*Task goal*: Skip all pictures, then copy the lines from the start of the data through the line with "1.276, y: 0.6", keeping both ends.

====

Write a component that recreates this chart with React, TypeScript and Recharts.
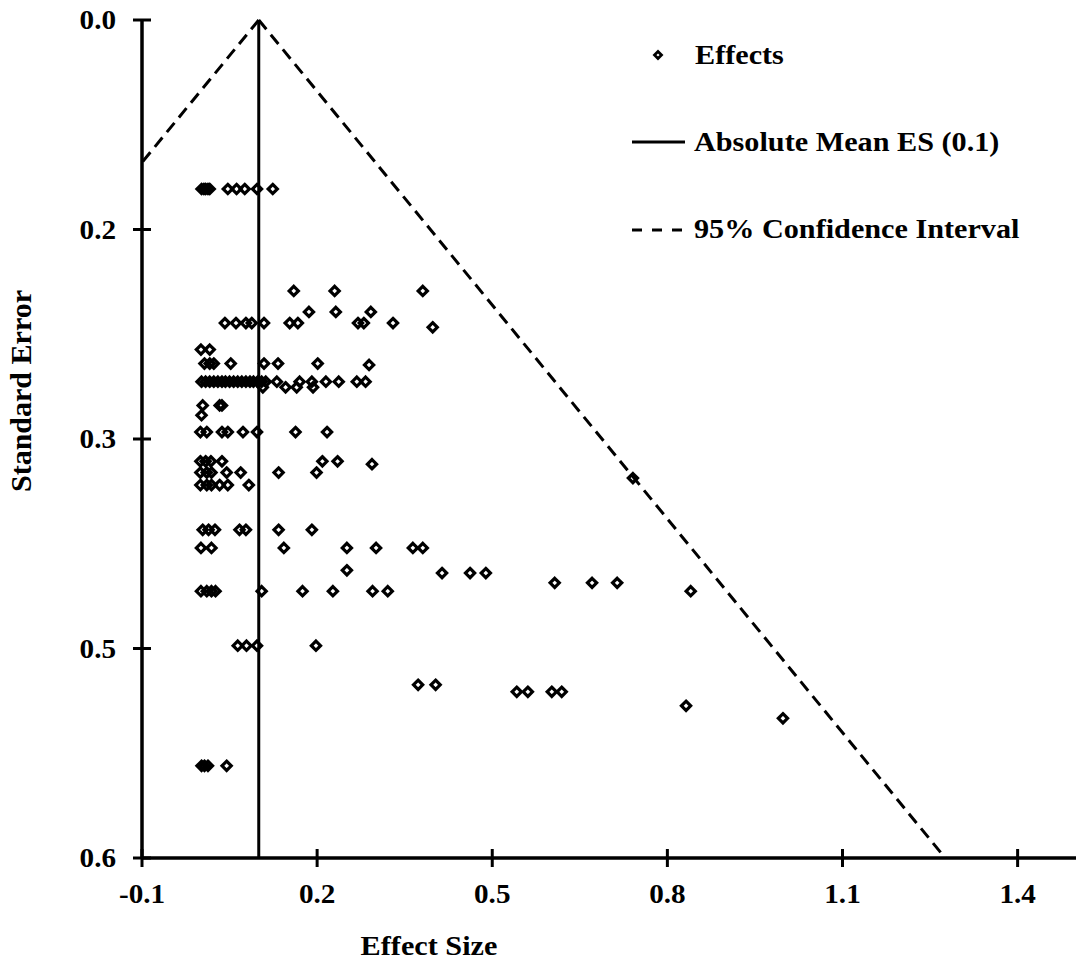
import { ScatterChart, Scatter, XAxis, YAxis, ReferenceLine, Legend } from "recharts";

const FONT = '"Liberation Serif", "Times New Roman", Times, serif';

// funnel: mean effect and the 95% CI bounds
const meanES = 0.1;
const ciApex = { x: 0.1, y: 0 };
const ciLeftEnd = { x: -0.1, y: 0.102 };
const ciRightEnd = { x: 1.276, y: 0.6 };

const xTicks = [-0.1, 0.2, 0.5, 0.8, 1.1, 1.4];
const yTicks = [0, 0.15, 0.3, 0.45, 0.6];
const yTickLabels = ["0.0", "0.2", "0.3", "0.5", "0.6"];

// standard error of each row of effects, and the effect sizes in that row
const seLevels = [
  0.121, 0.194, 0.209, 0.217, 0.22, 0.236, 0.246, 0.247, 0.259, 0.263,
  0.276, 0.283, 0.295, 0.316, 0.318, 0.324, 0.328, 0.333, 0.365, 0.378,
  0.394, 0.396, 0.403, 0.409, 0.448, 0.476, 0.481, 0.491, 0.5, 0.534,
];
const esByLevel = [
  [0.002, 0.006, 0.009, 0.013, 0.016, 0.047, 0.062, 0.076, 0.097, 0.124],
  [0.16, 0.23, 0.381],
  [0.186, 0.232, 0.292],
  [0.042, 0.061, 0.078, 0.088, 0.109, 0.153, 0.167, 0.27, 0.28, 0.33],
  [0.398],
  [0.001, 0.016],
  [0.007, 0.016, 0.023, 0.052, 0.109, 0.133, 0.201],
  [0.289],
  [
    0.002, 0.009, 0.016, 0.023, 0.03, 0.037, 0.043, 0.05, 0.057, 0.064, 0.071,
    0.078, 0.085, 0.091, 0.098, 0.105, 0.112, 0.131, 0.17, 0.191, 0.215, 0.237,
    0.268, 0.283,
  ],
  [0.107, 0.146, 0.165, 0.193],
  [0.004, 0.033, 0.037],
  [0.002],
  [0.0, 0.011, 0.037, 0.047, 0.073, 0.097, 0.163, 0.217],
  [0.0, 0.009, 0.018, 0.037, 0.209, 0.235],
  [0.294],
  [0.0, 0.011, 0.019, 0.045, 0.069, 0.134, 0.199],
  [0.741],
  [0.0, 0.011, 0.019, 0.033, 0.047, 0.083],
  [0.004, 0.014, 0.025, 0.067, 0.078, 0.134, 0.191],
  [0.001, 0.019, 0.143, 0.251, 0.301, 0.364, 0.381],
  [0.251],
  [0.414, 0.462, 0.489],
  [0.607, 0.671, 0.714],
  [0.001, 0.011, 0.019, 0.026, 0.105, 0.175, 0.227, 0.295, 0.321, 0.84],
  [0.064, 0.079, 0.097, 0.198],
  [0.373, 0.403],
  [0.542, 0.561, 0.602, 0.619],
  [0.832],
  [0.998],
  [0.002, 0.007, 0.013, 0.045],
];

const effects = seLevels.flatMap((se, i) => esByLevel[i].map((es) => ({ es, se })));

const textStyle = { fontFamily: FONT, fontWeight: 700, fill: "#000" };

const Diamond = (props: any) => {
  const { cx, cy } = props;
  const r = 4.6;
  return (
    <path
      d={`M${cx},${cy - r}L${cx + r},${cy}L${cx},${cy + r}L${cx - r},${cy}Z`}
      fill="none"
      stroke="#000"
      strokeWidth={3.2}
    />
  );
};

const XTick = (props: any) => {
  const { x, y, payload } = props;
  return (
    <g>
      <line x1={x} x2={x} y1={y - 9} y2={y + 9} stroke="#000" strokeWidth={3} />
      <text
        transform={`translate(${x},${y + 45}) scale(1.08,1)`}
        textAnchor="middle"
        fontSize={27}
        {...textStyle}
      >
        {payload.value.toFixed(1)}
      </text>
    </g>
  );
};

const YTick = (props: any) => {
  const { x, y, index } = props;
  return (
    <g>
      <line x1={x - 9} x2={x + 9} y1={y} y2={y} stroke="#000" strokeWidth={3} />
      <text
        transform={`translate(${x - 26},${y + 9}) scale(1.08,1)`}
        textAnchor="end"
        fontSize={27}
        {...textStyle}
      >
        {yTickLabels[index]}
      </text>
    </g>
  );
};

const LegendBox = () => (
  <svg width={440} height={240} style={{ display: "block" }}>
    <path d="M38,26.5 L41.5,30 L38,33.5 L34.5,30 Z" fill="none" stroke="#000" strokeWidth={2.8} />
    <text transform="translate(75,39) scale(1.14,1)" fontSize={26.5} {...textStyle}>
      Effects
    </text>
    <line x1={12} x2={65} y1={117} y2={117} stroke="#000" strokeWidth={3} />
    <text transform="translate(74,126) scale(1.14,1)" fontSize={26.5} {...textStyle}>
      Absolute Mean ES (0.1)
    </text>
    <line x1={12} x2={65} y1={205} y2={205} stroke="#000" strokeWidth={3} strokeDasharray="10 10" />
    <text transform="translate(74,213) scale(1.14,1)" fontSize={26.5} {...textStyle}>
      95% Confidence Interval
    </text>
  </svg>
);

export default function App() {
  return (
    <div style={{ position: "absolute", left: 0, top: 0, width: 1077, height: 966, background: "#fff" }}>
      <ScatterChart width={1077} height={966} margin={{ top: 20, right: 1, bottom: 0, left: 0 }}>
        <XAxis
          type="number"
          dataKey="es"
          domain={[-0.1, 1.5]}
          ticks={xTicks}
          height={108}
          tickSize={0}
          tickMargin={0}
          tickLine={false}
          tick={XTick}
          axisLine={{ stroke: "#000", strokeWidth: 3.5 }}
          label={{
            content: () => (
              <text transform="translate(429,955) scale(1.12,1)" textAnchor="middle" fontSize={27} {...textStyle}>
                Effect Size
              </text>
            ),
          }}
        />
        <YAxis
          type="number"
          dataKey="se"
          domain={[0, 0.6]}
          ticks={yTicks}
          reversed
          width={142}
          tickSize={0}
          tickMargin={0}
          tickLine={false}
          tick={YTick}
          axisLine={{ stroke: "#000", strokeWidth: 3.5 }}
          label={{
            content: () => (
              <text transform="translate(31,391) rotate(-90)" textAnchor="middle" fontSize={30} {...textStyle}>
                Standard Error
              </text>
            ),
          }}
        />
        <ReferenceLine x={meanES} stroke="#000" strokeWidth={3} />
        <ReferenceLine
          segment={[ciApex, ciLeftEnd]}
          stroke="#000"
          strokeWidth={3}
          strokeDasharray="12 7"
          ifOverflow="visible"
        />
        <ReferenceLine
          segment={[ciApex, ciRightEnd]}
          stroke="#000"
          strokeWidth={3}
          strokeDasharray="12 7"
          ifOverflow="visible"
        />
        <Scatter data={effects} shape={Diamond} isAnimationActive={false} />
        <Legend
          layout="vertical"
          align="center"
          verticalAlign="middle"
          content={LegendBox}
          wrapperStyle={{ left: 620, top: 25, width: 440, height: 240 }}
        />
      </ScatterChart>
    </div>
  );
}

====

*Reply*:
Write a component that recreates this chart with React, TypeScript and Recharts.
import { ScatterChart, Scatter, XAxis, YAxis, ReferenceLine, Legend } from "recharts";

const FONT = '"Liberation Serif", "Times New Roman", Times, serif';

// funnel: mean effect and the 95% CI bounds
const meanES = 0.1;
const ciApex = { x: 0.1, y: 0 };
const ciLeftEnd = { x: -0.1, y: 0.102 };
const ciRightEnd = { x: 1.276, y: 0.6 };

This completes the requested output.